On 4/27/2010 1:09 PM, Timo Teräs wrote:
> Andreas Schultz wrote:
>> 2010/4/27 Timo Teräs <timo.teras at iki.fi>:
>>> Andreas Schultz wrote:
>>>> 2010/4/27 Timo Teräs <timo.teras at iki.fi>:
>>>>> Andreas Schultz wrote:
>>>> [...]
>>>>
>>>>> Uh. Is the application linked against libc before libpthread?
>>>> The application is not directly linked against libpthread, but one of
>>>> the other libraries pulls it in.
>>> This has never worked on MIPS. Someone needs to implement the
>>> protected symbol support for mips ld.so.
>>>
>>>>> Check with ldd the order of how libraries are pulled in.
>>>>>
>>>>>> Looking at init.c my best guess would be that
>>>>>> .ptr__pthread_cleanup_push_defer should be initialized with
>>>>>> __pthread_cleanup_push_defer and not with _pthread_cleanup_push_defer
>>>>>> (two undelines instead of one).
>>>>> It's because MIPS ld.so is not supporting protected symbols yet.

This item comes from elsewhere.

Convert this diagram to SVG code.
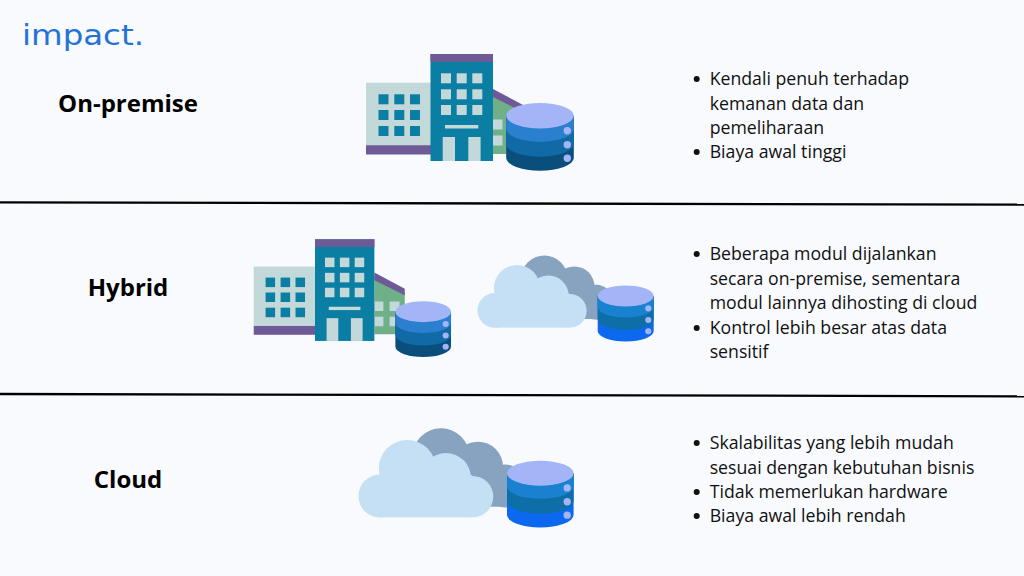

>>>>> Mmm... Using the two underscore variant might help for immediate
>>>>> problems, but other things will broken unless protected symbols
>>>>> are implemented.
>>>> The two underscore change alone is not sufficient, i have now managed
>>>> to get it working with the attached patch. Everything seems to fine so
>>>> far.
>>> Forgot to attach the patch?
>>
>> ups, yes...
> 
> This as such, will not fix all problems. All the symbols in the
> forwarding table need special attention. Currently all those symbols
> are marked with attribute_protected and it's expected that ld.so makes
> sure the libc counter parts do not override the libpthread internals.

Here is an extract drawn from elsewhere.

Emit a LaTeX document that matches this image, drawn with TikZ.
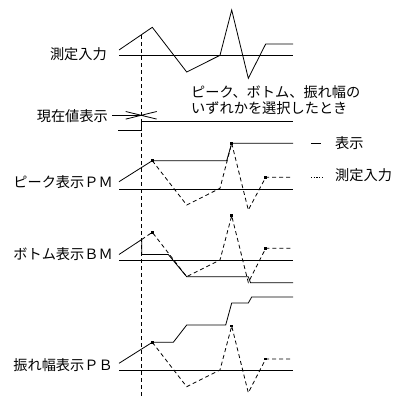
\documentclass[tikz,border=0pt]{standalone}
\usepackage{fontspec}
\setmainfont{Noto Sans CJK JP}
\usepackage{tikz}
\usetikzlibrary{positioning}

\begin{document}
\begin{tikzpicture}[
  x=1pt,y=-1pt,
  font=\fontsize{14.2}{16}\selectfont,
  lbl/.style={anchor=east,inner sep=0pt},
  base/.style={line width=0.8pt},
  sig/.style={line width=0.8pt},
  inp/.style={line width=0.8pt,dash pattern=on 4pt off 3pt},
  pk/.style={fill,rectangle,inner sep=0pt,minimum size=2.8pt},
]
\useasboundingbox (0,0) rectangle (395,399);

% switching instant
\draw[inp] (141.7,35) -- (141.7,397);

% measured input
\node[lbl] (lin) at (107,54) {測定入力};
\draw[base] (119,55.5) -- (293,55.5);
\draw[sig] (119,50) -- (152.3,27.3) -- (186.7,72) -- (220,55.3) -- (231.7,10) -- (248.3,78.3) -- (265.7,44) -- (293,44);

\node[anchor=west,inner sep=0pt,align=left] (note) at (191,99.7) {ピーク、ボトム、振れ幅の\\いずれかを選択したとき};

% current value
\node[lbl] (lcur) at (108,116) {現在値表示};
\coordinate (sw) at (141.2,115.3);
\draw[base] (lcur.east) ++(4,-0.7) -- (sw);
\draw[base] (125.7,111.5) -- (156.7,119.1) (125.7,119.1) -- (156.7,111.5);
\draw[sig] (118.3,130.7) -- (141.7,130.7) -- (141.7,121.3) -- (293,121.3);

% legend
\node[anchor=west,inner sep=0pt] (kshow) at (335,143.3) {表示};
\node[anchor=west,inner sep=0pt] (kin) at (335,175) {測定入力};
\draw[sig] ([xshift=-24pt]kshow.west) -- ([xshift=-14pt]kshow.west);
\draw[line width=0.8pt,dash pattern=on 1.2pt off 1.5pt] ([xshift=-24pt,yshift=-2pt]kin.west) -- ([xshift=-13pt,yshift=-2pt]kin.west);

% peak
\node[lbl] (lpm) at (113,182) {ピーク表示ＰＭ};
\draw[base] (119,189) -- (293,189);
\node[pk] (pm1) at (152.3,160.7) {};
\node[pk] (pm2) at (231.7,143.3) {};
\node[pk] (pm3) at (265.7,177.3) {};
\draw[sig] (119,181.7) -- (pm1.center) -- (226.7,160.7) -- (pm2.center) -- (293,143.3);
\draw[inp] (pm1.center) -- (186.7,205) -- (220,188.3) -- (pm2.center) -- (248.3,210) -- (pm3.center) -- (293,177.3);

% bottom
\node[lbl] (lbm) at (113,254) {ボトム表示ＢＭ};
\draw[base] (119,260) -- (293,260);
\node[pk] (bm1) at (152.3,232.3) {};
\node[pk] (bm2) at (231.7,215.7) {};
\node[pk] (bm3) at (265.7,248.3) {};
\draw[sig] (119,254.5) -- (141.7,239.5) -- (141.7,254.5) -- (168.3,254.5) -- (186.7,276.7) -- (248.3,276.7) -- (250.5,282.7) -- (293,282.7);
\draw[inp] (141.7,239.5) -- (bm1.center) -- (186.7,276.7) -- (220,260) -- (bm2.center) -- (248.3,282.5) -- (bm3.center) -- (293,248.3);

% amplitude
\node[lbl] (lpb) at (113,365) {振れ幅表示ＰＢ};
\draw[base] (119,370) -- (293,370);
\node[pk] (pb1) at (152.3,342.3) {};
\node[pk] (pb2) at (231.7,326) {};
\node[pk] (pb3) at (265.7,359) {};
\draw[sig] (119,363.3) -- (pb1.center) -- (173.3,342.3) -- (186.7,325) -- (225.7,325) -- (231.7,303) -- (248.3,303) -- (251.7,297) -- (293,297);
\draw[inp] (pb1.center) -- (186.7,386.7) -- (220,370) -- (pb2.center) -- (248.3,392.7) -- (pb3.center) -- (293,359);
\end{tikzpicture}
\end{document}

> This currently works only on x86.
> 

what ?
probably I did not understand very well the impact of your latest
changes regarding protected symbols, it's a my fault, but we were too in
hurry at the end to commit a change with a so huge impacts.
So it seems that all previously working archs that were the first
supporting NPTL (mips, sh, arm) are now broken... that sounds not a good
thing !!!


anyway, I'll check the current status on sh.

>>> I learned the hard way that it's not easily doable without the
>>> protected symbols. Otherwise you easily mess up one of the weird
>>> linking scenarios or how libc-libpthread interacts.
>>
>> mhh, there seem to be lots of protected symbols.... :-(
> 
> Yes. I recently added those. Each function in the struct you are
> modifying is attribute_protected to make sure libpthread and libc
> interact properly under various circumstances.
> 
> We could get away from using protected symbols if we renamed all
> those symbols to follow some rules. But attribute_hidden for easier
> at the time for me.
> 
> Basically, all libpthread exported function would need to have
> internal libpthread used in the struct there, and then aliased to
> the exported name.
> 
> Looking at the code, some of the symbols are done like that:
> - many pthread_* functions are referring to __pthread_*
> - many __pthread_* functions are referring to __pthread_*_internal
> 
> BUT, some are just referring to the symbol with same name. This
> will break things without attribute_protected and ld.so support for
> it.
> 
> Sadly, this has never worked properly. I may have renamed the
> two symbols involved for symmetry before fully understanding how
> the beast worked. But now it gives a good indication that there's
> a problem instead of breaking in subtle ways later.
> 
> Also, using protected symbols is slightly better since it produces
> smaller libraries. It generates less symbols.
> 
>>>>> Changing linking order of application to pull in libpthread first
>>>>> should fix it too.
>>>> I'll try that...
>>> Hacky solution for you is to add -lpthread for your main application.
>>> Proper solution is protected symbol support in ld.so.
> 
> Does linking the main binary to -lpthread fix the problem?